Mr Skosana said that he agreed that the Bill appeared to be too technical. The issue of technology needed to be looked at. People who had technical knowledge needed to be acquired to assist the Committee. The Committee needed sessions with experts and the other committees.

Mr Mpumlwana asked if ordinary IT experts could clarify certain things. He said that he was not sure about the assertion that there was no one in the country to deal with this.

The Chairperson agreed with Mr Skosana and Ms Mothapo about a joint sitting with other committees.

Mr Horn said that the Committee had come some way with the Bill. A briefing needed to be conducted with other committees

Mr Robbertse replied that he had compiled an extensive document which was given to the content advisors. This referred to a vast number of legislation. He suggested that if one took a model law, and the Bill was more or less in line with model law, it would be effective in dealing with cybercrime in South Africa. On the IT people, it would not be able to tell you how to act.

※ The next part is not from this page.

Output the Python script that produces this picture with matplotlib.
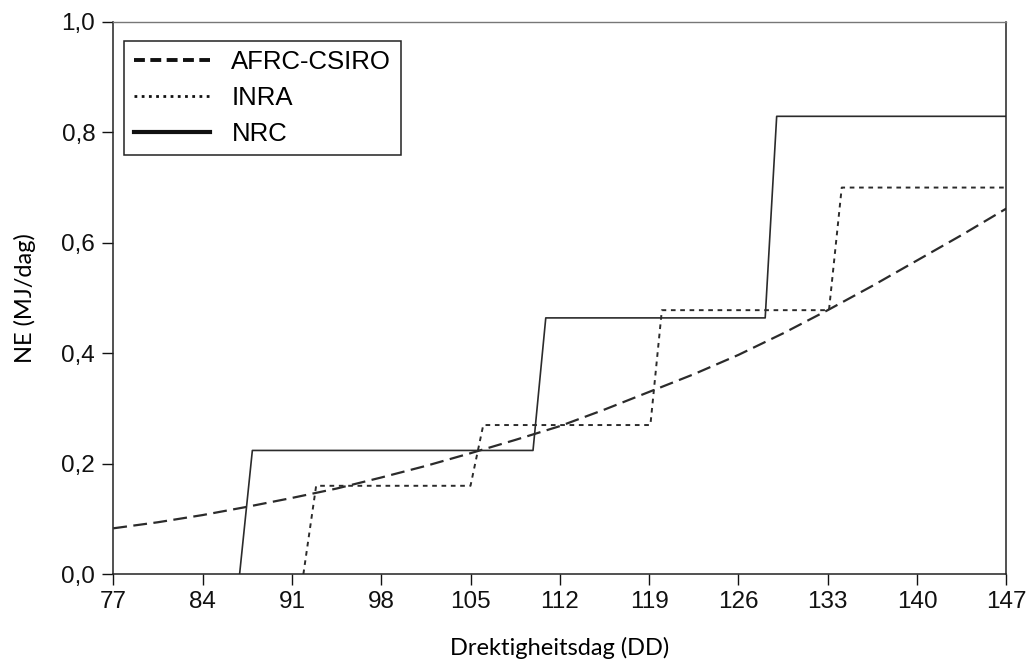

But this was worth the shot.

The Chairperson said that the Department had done their best but that there were other stakeholders. Before finalization, sister portfolio committees needed to be engaged with. Joint meetings needed to be held.

Ms Mpumlwana asked if the document given to the content advisors could be circulated, and any other relevant information.

The Chairperson said that Mr Robbertse had done his best. Other committees would be spoken too.

The Committee deliberated on their programme, which had no major changes, and the meeting was adjourned.